Infertility Fast Facts
Couples approximately in the United States, or 10 percent of all couples of childbearing age, have difficulty conceiving.
Recurrent pregnancy loss is defined as having two or more unsuccessful pregnancies. Roughly 25 percent of all pregnancies result in a miscarriage, but only five percent of women will experience two consecutive miscarriages and one percent of women will experience tree or more losses. After three or more miscarriage, your physician will probably recommend a thorough evaluation to try and determine a causative factor.
Many different causes can exist for why a woman to is experiencing recurrent loss. Your doctor will evaluate the possible genetic and chromosomal causes by drawing blood to determine if you and your partner are carriers of an inherited genetic abnormality. Only about five percent of all couples who are tested have genetic issues.
Most early miscarriages are due to random chromosomal abnormalities in the embryo. These abnormalities, include a missing or duplicate chromosome, occur in approximately 60 percent of reported early miscarriages.
A woman’s age can also play an important role in the occurrence of miscarriage. After age 40, 33 percent of all pregnancies result in miscarriage, probably due to chromosomal abnormalities in the egg as a woman ages. Many women choose to use donor eggs as it optimizes their chances of delivering a healthy baby and minimizes the chance chromosomally abnormalities in the pregnancy.

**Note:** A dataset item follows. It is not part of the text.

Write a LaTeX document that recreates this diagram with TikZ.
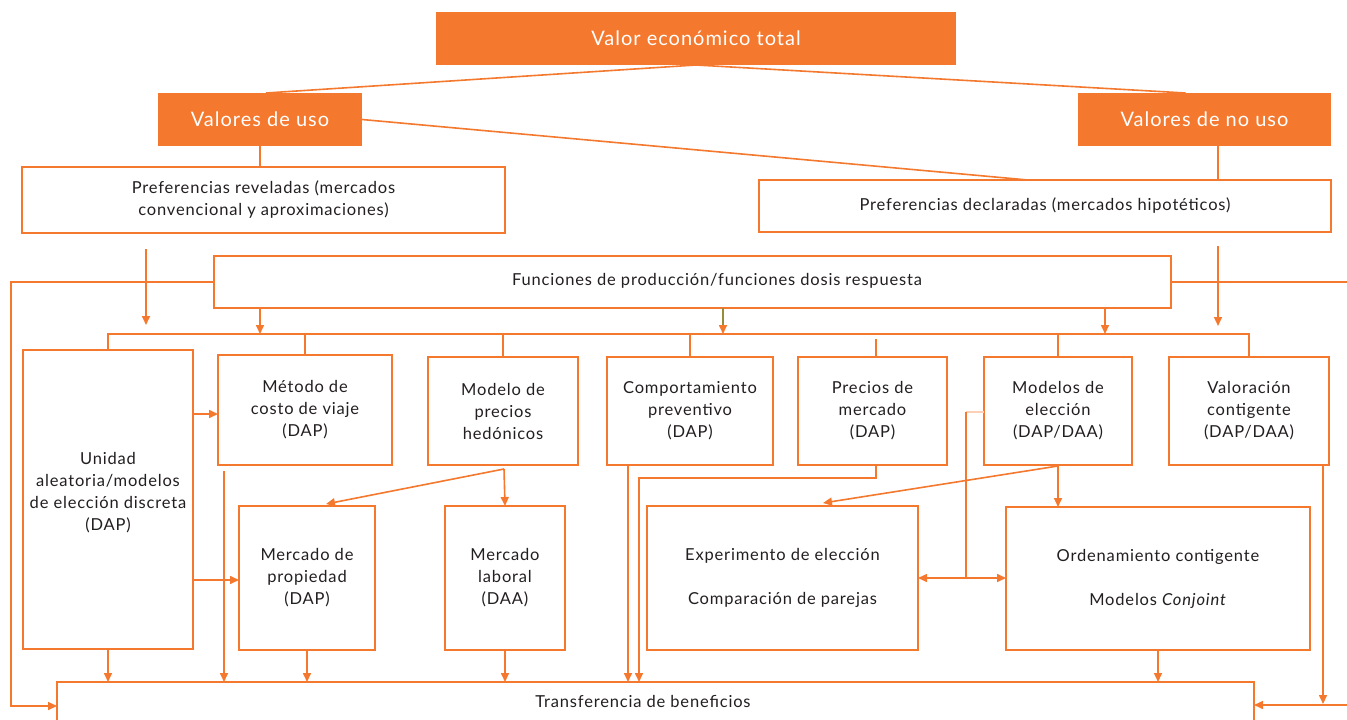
\documentclass[tikz,border=0pt]{standalone}
\usepackage{fontspec}
\setmainfont{Lato}[LetterSpace=5]
\usetikzlibrary{arrows.meta}
\definecolor{org}{RGB}{244,121,46}
\definecolor{txt}{RGB}{35,31,32}
\definecolor{olv}{RGB}{150,140,60}
\begin{document}
\begin{tikzpicture}[x=1pt,y=-1pt,
  box/.style={draw=org, line width=1.8pt, fill=white, inner sep=0pt, outer sep=0pt, align=center, text=txt, font=\fontsize{16.5}{22}\selectfont},
  obox/.style={fill=org, inner sep=0pt, outer sep=0pt, text=white, font=\fontsize{20}{22}\selectfont},
  lbl/.style={inner sep=0pt, text=txt, font=\fontsize{16.5}{22}\selectfont},
  con/.style={draw=org, line width=1.6pt},
  arr/.style={con, -{Triangle[length=9pt,width=8pt]}},
]
\useasboundingbox (0,0) rectangle (1347,720);

% top level
\node[obox, minimum width=520pt, minimum height=53pt] (vet) at (696,38.5) {Valor económico total};
\node[obox, minimum width=204pt, minimum height=53pt] (uso) at (260,119.5) {Valores de uso};
\node[obox, minimum width=253pt, minimum height=53pt] (nouso) at (1204.5,119.5) {Valores de no uso};

\node[box, minimum width=483pt, minimum height=66pt] (prev) at (263.5,200) {Preferencias reveladas (mercados\\convencional y aproximaciones)};
\node[box, minimum width=572pt, minimum height=52pt] (pdecl) at (1045,206) {Preferencias declaradas (mercados hipotéticos)};

\node[box, minimum width=957pt, minimum height=52pt] (func) at (692.5,282) {};
\node[lbl] (funclbl) at (717,281) {Funciones de producción/funciones dosis respuesta};

% row of methods
\node[box, minimum width=170pt, minimum height=299pt] (unidad) at (108,499.5) {Unidad\\aleatoria/modelos\\de elección discreta\\(DAP)\\[-6pt]};
\node[box, minimum width=174pt, minimum height=110pt] (metodo) at (305,410) {Método de\\costo de viaje\\(DAP)};
\node[box, minimum width=150pt, minimum height=108pt] (hedon) at (503,411) {Modelo de\\precios\\hedónicos};
\node[box, minimum width=166pt, minimum height=108pt] (comport) at (690,411) {Comportamiento\\preventivo\\(DAP)};
\node[box, minimum width=149pt, minimum height=108pt] (precios) at (872.5,411) {Precios de\\mercado\\(DAP)};
\node[box, minimum width=148pt, minimum height=108pt] (eleccion) at (1058,411) {Modelos de\\elección\\(DAP/DAA)};
\node[box, minimum width=160pt, minimum height=108pt] (valor) at (1249,411) {Valoración\\contigente\\(DAP/DAA)};

% lower row
\node[box, minimum width=136pt, minimum height=144pt] (propiedad) at (307,578) {Mercado de\\propiedad\\(DAP)};
\node[box, minimum width=120pt, minimum height=144pt] (laboral) at (505,578) {Mercado\\laboral\\(DAA)};
\node[box, minimum width=271pt, minimum height=144pt] (experimento) at (782.5,578) {Experimento de elección\\[22pt]Comparación de parejas};
\node[box, minimum width=304pt, minimum height=143pt] (ordenamiento) at (1158,578.5) {Ordenamiento contigente\\[22pt]Modelos \textit{Conjoint}};

\node[box, minimum width=1197pt, minimum height=58pt] (transfer) at (655.5,711) {};
\node[lbl] (translbl) at (643,701) {Transferencia de beneficios};

% coordinates
\coordinate (bus) at (108,334);
\coordinate (fa1) at (146,249);
\coordinate (fa2) at (1218,246);
\coordinate (L1) at (11,282);
\coordinate (L2) at (11,706);
\coordinate (R1) at (1356,282);
\coordinate (R2) at (1356,705);
\coordinate (pgap) at (876,339);
\coordinate (h0) at (504,469);
\coordinate (fa3) at (224,471);
\coordinate (pm1) at (876,478);
\coordinate (pm2) at (639,478);
\coordinate (e0) at (1058,466);
\coordinate (t1) at (966,412);
\coordinate (t2) at (966,578);

% top connectors
\draw[con] (vet.south) -- ([xshift=6pt]uso.north);
\draw[con] (vet.south) -- ([xshift=-19pt]nouso.north);
\draw[con] (uso.east) -- ([xshift=-17pt]pdecl.north);
\draw[con] (uso.south) -- (uso.south |- prev.north);
\draw[con] ([xshift=13.5pt]nouso.south) -- ([xshift=13.5pt]nouso.south |- pdecl.north);

% free arrows to bus
\draw[arr] (fa1) -- (146,325);
\draw[arr] (fa2) -- (1218,326);

% func to bus
\draw[arr] (func.south -| uso.south) -- (bus -| uso.south);
\draw[con, draw=olv, -{Triangle[length=9pt,width=8pt,color=org,fill=org]}] (func.south -| 723,0) -- (bus -| 723,0);
\draw[arr] (func.south -| 1105,0) -- (bus -| 1105,0);

% bus line and drops
\draw[con] (unidad.north) -- (bus) -| (valor.north);
\draw[con] (metodo.north) -- (metodo.north |- bus);
\draw[con] (hedon.north) -- (hedon.north |- bus);
\draw[con] (comport.north) -- (comport.north |- bus);
\draw[con] (pgap) -- (pgap |- precios.north);
\draw[con] (eleccion.north) -- (eleccion.north |- bus);

% side loops
\draw[arr] (func.west) -- (L1) -- (L2) -- (L2 -| transfer.west);
\draw[arr] (func.east) -- (R1) -- (R2) -- (R2 -| transfer.east);
\draw[arr] (valor.south -| 1323,0) -- (1323,704);

% unidad arrows
\draw[arr] (unidad.east |- 0,414) -- (metodo.west |- 0,414);
\draw[arr] (unidad.east |- 0,580) -- (propiedad.west |- 0,580);
\draw[arr] (fa3) -- (fa3 |- transfer.north);

% hedonic
\draw[arr] (h0) -- ([xshift=19pt,yshift=2pt]propiedad.north);
\draw[arr] (h0) -- (laboral.north);

% precios / comportamiento
\draw[arr] (comport.south -| 628,0) -- (transfer.north -| 628,0);
\draw[arr] (pgap |- precios.south) -- (pm1) -- (pm2) -- (pm2 |- transfer.north);

% eleccion
\draw[arr] (e0) -- (e0 |- ordenamiento.north);
\draw[arr] (e0) -- ([xshift=40.5pt,yshift=3pt]experimento.north);
\draw[con, draw=org!35] (eleccion.west |- t1) -- (t1);
\draw[con] (t1) -- (t2);
\draw[arr] (t2) -- (t2 -| experimento.east);
\draw[arr] (t2) -- (t2 -| ordenamiento.west);

% to transfer
\draw[arr] (unidad.south) -- (unidad.south |- transfer.north);
\draw[arr] (propiedad.south) -- (propiedad.south |- transfer.north);
\draw[arr] (laboral.south) -- (laboral.south |- transfer.north);
\draw[arr] (ordenamiento.south) -- (ordenamiento.south |- transfer.north);
\end{tikzpicture}
\end{document}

Hormones also play an important role in a successful pregnancy. Progesterone is a hormone that helps to support and maintain a pregnancy. Low levels of progesterone, called a luteal phase defect, may contribute to recurrent pregnancy loss. Treatment with progesterone supplementation may improve the chances of a successful pregnancy outcome, although no conclusive evidence exists to support this theory.
Poorly controlled diabetes can also have a negative affect on pregnancy and can contribute to recurrent loss. Obese patients and those who have PCOS are also at a higher risk for recurrent loss due to insulin resistance. Controlling blood sugar levels, even before pregnancy, is important because it optimizes the chances for a successful outcome.
Uterine abnormalities account for 10 to 15 percent of recurrent pregnancy losses. Certain uterine issues are present from birth, such as a uterine septum, unicornuate uterus, and a double uterus; these conditions can cause recurrent loss because the endometrium is unable to adequately nourish the pregnancy due to a compromised blood supply. Uterine fibroids and polyps can develop over time and may result in recurrent pregnancy loss depending on their location. Your doctor can identify any of these issues by performing a hysterosalpingogram (HSG) or saline infused sonogram (SIS). Some uterine abnormalities may be repaired through surgical intervention, which can improve the pregnancy outcomes.
About 3 to 15 percent of recurrent pregnancy losses occur because of antiphospholipid syndrome, a condition in which blood clots can develop and compromise blood flow to the fetus. Blood tests for anticardiolipin antibodies and lupus anticoagulant can identify if antiphospholipid syndrome is present and may be a contributing factor to recurrent pregnancy loss. Treatment with blood thinners such as aspirin and heparin has shown improved pregnancy outcomes.
In 50 to 75 percent of couples, no explanation is found to explain why the recurrent pregnancy losses have occurred, but 60 to 70 percent of couples go on to have a successful outcome. When you start trying to conceive after a loss, take time to make sure that you take good care of yourself and that you are physically and emotionally ready.